Residents: Residents are taxed on their worldwide income at progressive rates, from 8% to 25%.
Buying costs are high in Antigua and Barbuda
Roundtrip transaction costs are around 21% to 24% of the property value, inclusive of the agent’s commission (5% to 7%). The biggest chunk of the cost goes to stamp duty at 10% (7.5% paid by the seller and 2.5% paid by the buyer). The buyer also pays for the Alien Land Holding License (ALHL), which is 5% of the property value).
Tenancy protection laws
Short-term leases, a week’s time or so, are the most common tenancy agreements in Antigua and Barbuda.
Tourism-dependent economyAntigua and Barbuda’s economy largely depends on tourism which in turn is determined by economic trends and social trends of foreign markets. Weather conditions also directly affect the tourism industry and the country is very vulnerable to hurricanes. Tourism accounts for about 60% of GDP and 40% of investment in Antigua and Barbuda.
In 2017, visitor arrivals surged almost 18% to 1,035,692 people, according to the Antigua Statistics Office, in sharp contrast to the 3% decline recorded in a year earlier. Then during the first half of 2018, total arrivals rose further by 14.4% y-o-y to 665,268 people, and visitor expenditure increased by more than 28% compared to the same period last year.
“We are doubling our airlift out of Miami, introducing new direct service out of New York and Canada, and welcoming new cruise ships to an already busy schedule,” said Colin James, the CEO of the Antigua & Barbuda Tourism Authority (ABTA).
Antigua and Barbuda’s economic growth slowed to 2.8% in 2017, after GDP growing 5.3% in 2016, 4.1% in 2015, and 5.1% in 2014, according to the International Monetary Fund (IMF).
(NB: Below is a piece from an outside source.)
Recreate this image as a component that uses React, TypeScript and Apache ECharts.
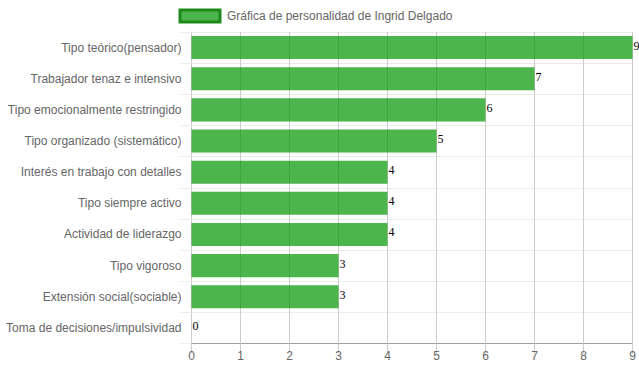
import React, { useEffect, useRef } from "react";
import * as echarts from "echarts";

const categories = [
  "Tipo teórico(pensador)",
  "Trabajador tenaz e intensivo",
  "Tipo emocionalmente restringido",
  "Tipo organizado (sistemático)",
  "Interés en trabajo con detalles",
  "Tipo siempre activo",
  "Actividad de liderazgo",
  "Tipo vigoroso",
  "Extensión social(sociable)",
  "Toma de decisiones/impulsividad",
];
const values = [9, 7, 6, 5, 4, 4, 4, 3, 3, 0];
const seriesName = "Gráfica de personalidad de Ingrid Delgado";

export default function App() {
  const ref = useRef<HTMLDivElement>(null);
  useEffect(() => {
    document.body.style.margin = "0";
    const chart = echarts.init(ref.current!, undefined, { renderer: "svg" });
    chart.setOption({
      animation: false,
      textStyle: { fontFamily: "Liberation Sans, Arial, sans-serif" },
      legend: {
        left: 178.5,
        top: 8.5,
        padding: 0,
        icon: "rect",
        itemWidth: 40,
        itemHeight: 12,
        itemStyle: { color: "#4cb54c", borderColor: "#1e8a1e", borderWidth: 3 },
        textStyle: { color: "#666", fontSize: 12, fontFamily: "Liberation Sans, Arial, sans-serif", padding: [0, 0, 0, 2] },
        data: [seriesName],
      },
      grid: { left: 191.5, right: 6.5, top: 32, bottom: 28.5, containLabel: false },
      xAxis: {
        type: "value",
        min: 0,
        max: 9,
        interval: 1,
        axisLine: { show: true, lineStyle: { color: "#9e9e9e" } },
        axisTick: { show: true, length: 10, lineStyle: { color: "#cccccc" } },
        splitLine: { show: true, lineStyle: { color: "#cccccc" } },
        axisLabel: { color: "#666", fontSize: 12, margin: 6 },
      },
      yAxis: {
        type: "category",
        inverse: true,
        data: categories,
        axisLine: { show: true, lineStyle: { color: "#cccccc" } },
        axisTick: { show: true, length: 11, lineStyle: { color: "#ebebeb" } },
        splitLine: { show: true, lineStyle: { color: "#ebebeb" } },
        axisLabel: { color: "#666", fontSize: 12, margin: 10 },
      },
      series: [
        {
          name: seriesName,
          type: "bar",
          data: values,
          barCategoryGap: "26%",
          itemStyle: { color: "rgba(0,150,0,0.7)" },
          label: {
            show: true,
            position: "right",
            distance: 1,
            color: "#000",
            fontSize: 12,
            fontFamily: "Liberation Serif, Times New Roman, serif",
            offset: [0, -2],
          },
        },
      ],
    });
    return () => chart.dispose();
  }, []);
  return <div ref={ref} style={{ width: 639, height: 372 }} />;
}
The islands achieved super-rapid growth from 2003 to 2007, when GDP grew an average of 8% a year and reached over 12% in 2006, due to a tourism and construction boom as the nation prepared to host the Cricket World Cup.
However, during the financial crisis the economy contracted by 12.1% in 2009, by 7.2% in 2010, and by another 2.1% in 2011. The country’s gross debt briefly ballooned to 102.1% of GDP in 2014, up from 86.7% in 2012, but declined to 86.8% of GDP in 2017.
For decades Antigua and Barbuda's politics were dominated by the Bird family. Vere Bird led the country into independence in 1981. He remained in office till 1994, when he was succeeded by his son, Lester, who then spent a decade in office. But behind this stability was a succession of scandals and allegations of corruption.
The opposition United Progressive Party led by Baldwin Spencer won a landslide victory in general elections in March 2004. A lifelong labour activist, Baldwin Spencer was born in the working-class community of Green Bay, and he promised that "crimes committed against the people" would not go unpunished. But to date the government has been clearly pro-business.
Spencer was succeeded by Gaston Browne, who took office on June 12, 2014. Right after taking office, Prime Minister Gaston Browne vowed to address the shortage of affordable housing in Antigua and Barbuda. The National Housing Development and Urban Renewal Company Ltd ("National Housing") was established in 2014 to provide good quality and affordable housing to all.
Browne promised to build 500 subsidized homes in a span of just 500 days to be sold at two-thirds of their market value, with an average market value of US$300,000.
However, three years later, only 48 such houses have been completed.
Amidst criticisms, the government has recently vowed to fast track the construction of houses. Accordingly, 160 homes in Paynters site will be completed by end-2018, 148 homes in Denfields, and 60 homes in Lightfoot.
“As matters stand, we have over three hundred homes under construction and we remain determined, to provide several thousand homes in the coming years; in keeping with our commitment to expand and renew the housing stock,” said PM Browne.
The housing projects include two, three and four bedroom houses. Two-bedroom houses will cost about US$193,500 while three-bedroom houses will cost US$195,500, according to Bernard Gardner, the managing director of National Housing. Three-bedroom houses have an estimated value of US$244,000.
Gaston Browne was recently sworn in as Prime Minister of Antigua and Barbuda for the second time, following his landslide victory during the March 2018 general election.